**Entries supplied**
────
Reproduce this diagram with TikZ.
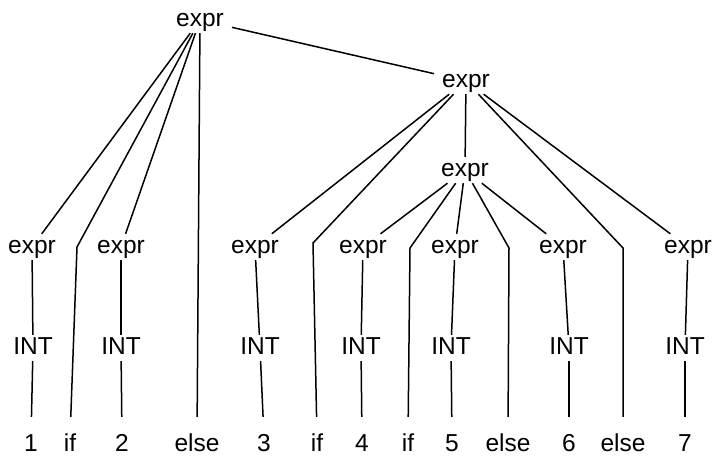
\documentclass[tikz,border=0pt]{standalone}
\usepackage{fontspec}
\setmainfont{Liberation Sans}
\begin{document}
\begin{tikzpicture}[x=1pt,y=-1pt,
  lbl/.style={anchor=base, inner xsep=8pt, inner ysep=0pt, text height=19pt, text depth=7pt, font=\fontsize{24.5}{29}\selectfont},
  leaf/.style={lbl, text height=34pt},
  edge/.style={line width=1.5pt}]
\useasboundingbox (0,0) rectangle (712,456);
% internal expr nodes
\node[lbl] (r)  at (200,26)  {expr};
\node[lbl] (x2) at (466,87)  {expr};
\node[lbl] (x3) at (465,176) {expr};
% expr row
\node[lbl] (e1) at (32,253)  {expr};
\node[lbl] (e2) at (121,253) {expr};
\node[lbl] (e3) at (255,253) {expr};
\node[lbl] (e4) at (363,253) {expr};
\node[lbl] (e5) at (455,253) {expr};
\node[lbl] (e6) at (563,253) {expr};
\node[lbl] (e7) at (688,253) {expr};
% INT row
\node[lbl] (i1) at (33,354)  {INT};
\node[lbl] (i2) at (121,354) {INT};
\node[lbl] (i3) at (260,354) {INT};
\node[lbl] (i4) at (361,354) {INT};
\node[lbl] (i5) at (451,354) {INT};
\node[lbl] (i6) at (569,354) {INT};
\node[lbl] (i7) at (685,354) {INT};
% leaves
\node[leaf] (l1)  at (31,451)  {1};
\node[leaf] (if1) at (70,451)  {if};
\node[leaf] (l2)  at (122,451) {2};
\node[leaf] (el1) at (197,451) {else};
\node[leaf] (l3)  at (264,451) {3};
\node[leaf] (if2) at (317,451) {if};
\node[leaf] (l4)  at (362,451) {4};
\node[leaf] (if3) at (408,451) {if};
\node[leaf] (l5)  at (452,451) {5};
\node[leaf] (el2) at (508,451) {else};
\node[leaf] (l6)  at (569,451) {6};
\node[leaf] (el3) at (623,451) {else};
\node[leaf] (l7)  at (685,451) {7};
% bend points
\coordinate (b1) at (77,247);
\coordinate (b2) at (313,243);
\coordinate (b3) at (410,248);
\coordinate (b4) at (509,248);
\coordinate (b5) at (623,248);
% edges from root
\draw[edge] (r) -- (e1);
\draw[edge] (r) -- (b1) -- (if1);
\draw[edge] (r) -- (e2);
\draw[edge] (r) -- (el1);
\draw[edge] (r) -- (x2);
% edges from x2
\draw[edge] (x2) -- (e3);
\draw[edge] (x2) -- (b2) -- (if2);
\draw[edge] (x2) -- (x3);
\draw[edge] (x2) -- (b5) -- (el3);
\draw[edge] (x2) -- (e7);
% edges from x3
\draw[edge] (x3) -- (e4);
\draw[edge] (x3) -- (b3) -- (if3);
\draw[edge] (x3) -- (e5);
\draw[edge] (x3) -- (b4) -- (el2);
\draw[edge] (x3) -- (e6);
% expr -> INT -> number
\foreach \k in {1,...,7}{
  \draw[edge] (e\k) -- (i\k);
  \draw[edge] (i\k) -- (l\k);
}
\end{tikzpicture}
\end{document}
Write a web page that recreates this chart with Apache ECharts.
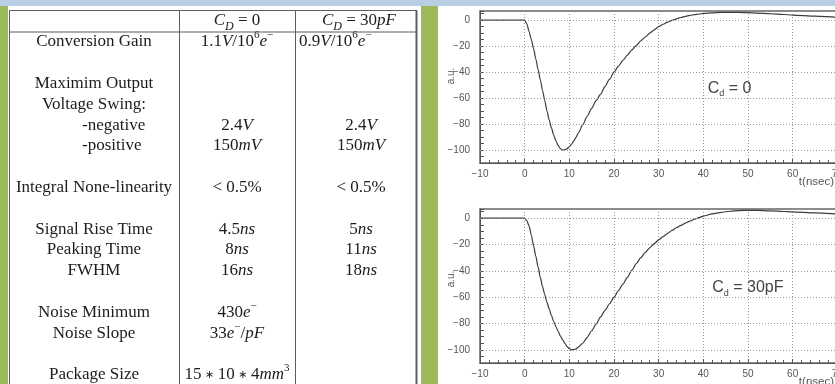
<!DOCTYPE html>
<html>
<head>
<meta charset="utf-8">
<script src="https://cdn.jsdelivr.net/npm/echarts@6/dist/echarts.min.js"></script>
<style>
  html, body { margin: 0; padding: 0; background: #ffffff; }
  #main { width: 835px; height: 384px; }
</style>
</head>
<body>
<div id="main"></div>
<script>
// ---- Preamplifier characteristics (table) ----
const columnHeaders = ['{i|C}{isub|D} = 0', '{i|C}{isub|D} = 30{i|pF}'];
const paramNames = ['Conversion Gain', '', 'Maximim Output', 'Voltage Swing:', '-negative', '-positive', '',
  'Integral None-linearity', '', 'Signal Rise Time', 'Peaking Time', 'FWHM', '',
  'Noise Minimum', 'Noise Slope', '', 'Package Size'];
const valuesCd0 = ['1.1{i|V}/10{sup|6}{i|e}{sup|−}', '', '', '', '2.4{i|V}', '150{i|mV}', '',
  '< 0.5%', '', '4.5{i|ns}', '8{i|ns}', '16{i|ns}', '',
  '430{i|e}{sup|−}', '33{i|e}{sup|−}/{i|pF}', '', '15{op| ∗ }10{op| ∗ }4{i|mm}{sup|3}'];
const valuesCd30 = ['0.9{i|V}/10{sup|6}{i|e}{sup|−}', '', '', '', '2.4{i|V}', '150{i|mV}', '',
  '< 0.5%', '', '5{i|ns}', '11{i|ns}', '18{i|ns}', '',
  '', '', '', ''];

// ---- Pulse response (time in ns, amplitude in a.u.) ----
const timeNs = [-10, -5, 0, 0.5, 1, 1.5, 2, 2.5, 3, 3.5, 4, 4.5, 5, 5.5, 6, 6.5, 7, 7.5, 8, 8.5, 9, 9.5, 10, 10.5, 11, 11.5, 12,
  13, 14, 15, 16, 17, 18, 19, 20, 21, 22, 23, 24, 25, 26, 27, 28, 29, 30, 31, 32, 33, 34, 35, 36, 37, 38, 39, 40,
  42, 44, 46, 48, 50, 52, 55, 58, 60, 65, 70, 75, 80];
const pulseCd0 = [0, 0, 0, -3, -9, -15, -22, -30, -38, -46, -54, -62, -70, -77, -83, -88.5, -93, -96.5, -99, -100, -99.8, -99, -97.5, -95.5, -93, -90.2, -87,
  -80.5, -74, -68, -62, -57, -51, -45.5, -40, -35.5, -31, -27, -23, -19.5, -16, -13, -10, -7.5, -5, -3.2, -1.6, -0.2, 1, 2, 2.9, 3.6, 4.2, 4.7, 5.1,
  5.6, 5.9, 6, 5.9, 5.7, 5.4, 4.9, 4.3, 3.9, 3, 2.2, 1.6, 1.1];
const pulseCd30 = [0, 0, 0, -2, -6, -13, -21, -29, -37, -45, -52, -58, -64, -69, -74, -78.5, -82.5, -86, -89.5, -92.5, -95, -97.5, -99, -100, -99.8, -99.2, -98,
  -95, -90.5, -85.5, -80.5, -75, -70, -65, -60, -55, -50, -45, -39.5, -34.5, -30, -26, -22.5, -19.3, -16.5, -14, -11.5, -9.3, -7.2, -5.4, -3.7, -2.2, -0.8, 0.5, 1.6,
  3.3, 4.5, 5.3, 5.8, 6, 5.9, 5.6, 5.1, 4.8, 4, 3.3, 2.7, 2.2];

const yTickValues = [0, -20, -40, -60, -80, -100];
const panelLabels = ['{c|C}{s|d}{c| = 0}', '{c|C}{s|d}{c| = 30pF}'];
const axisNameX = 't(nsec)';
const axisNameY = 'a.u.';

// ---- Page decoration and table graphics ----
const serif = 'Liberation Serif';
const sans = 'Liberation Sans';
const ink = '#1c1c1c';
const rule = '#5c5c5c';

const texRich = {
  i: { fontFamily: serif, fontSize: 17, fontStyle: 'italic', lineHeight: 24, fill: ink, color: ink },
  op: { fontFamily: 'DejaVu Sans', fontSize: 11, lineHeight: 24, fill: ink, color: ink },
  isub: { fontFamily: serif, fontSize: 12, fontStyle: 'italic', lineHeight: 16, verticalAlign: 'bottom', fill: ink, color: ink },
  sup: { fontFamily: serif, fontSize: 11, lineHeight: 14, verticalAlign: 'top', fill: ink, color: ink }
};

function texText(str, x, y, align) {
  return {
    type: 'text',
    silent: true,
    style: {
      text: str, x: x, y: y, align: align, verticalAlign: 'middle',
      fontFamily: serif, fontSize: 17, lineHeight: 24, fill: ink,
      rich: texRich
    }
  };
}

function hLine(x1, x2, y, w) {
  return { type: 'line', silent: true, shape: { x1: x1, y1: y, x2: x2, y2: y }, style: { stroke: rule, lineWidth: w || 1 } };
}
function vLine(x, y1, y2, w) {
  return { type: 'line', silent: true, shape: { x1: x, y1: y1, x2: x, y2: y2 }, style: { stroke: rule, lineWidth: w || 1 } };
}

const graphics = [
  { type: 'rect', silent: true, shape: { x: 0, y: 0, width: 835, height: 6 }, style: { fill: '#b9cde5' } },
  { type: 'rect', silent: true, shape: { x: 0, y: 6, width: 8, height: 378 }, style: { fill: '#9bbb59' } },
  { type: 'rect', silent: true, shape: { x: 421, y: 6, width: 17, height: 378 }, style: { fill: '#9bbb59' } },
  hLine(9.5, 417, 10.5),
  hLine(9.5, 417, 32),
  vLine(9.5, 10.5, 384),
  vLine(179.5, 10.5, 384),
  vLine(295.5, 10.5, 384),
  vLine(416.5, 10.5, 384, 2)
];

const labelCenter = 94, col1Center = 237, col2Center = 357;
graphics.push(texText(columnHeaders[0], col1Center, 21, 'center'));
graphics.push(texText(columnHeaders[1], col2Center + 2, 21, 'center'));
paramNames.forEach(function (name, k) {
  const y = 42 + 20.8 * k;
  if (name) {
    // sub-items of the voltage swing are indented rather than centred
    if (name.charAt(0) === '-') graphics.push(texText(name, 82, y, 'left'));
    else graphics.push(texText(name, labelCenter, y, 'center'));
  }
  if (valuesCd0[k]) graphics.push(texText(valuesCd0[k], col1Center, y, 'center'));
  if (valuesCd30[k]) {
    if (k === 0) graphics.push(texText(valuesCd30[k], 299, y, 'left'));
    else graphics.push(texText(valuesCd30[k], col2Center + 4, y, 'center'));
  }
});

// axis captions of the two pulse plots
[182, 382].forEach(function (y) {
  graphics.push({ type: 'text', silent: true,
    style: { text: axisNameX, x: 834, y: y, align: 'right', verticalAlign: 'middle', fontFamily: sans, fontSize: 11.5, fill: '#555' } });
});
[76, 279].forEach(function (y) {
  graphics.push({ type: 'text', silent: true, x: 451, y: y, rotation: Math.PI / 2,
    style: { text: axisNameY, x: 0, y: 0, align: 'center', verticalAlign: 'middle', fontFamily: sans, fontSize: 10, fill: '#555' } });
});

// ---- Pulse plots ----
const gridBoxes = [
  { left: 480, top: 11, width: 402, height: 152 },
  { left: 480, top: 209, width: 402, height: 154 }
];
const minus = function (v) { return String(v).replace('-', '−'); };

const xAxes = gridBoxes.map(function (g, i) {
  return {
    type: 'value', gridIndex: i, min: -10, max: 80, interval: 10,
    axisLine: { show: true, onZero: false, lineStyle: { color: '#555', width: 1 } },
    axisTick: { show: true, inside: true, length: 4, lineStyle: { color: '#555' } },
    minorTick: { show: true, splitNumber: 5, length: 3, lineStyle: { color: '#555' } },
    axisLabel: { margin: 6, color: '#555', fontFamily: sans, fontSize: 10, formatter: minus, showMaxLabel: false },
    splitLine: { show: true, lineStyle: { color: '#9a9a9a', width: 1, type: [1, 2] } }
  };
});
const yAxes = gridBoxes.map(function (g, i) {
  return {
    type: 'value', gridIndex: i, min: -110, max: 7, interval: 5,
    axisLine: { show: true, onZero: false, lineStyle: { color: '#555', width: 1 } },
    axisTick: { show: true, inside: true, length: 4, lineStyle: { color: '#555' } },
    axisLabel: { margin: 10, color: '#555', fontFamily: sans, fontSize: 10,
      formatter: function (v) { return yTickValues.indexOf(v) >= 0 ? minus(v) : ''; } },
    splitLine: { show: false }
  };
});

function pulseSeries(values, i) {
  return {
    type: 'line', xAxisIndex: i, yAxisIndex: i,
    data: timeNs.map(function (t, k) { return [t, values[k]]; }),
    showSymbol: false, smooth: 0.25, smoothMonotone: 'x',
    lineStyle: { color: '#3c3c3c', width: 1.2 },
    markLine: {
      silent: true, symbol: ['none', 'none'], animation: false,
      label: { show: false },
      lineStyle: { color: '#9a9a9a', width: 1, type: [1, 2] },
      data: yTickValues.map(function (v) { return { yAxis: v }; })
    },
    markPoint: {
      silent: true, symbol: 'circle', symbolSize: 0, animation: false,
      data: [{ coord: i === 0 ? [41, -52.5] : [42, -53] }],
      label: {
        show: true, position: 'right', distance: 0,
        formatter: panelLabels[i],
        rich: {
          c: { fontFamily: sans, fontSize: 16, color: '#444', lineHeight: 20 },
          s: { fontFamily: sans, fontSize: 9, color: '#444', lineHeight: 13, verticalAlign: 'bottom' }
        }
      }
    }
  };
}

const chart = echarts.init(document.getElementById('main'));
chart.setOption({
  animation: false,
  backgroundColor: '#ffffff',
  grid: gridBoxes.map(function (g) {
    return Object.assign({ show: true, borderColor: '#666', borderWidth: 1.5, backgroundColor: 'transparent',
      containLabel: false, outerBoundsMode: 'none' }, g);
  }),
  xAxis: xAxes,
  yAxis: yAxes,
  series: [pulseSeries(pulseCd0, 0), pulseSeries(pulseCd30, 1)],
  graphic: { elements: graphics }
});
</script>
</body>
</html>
────
**Your instructions**
Lines holding the word "with" should be counted across the entries; state only how many there are.

**Written response**
2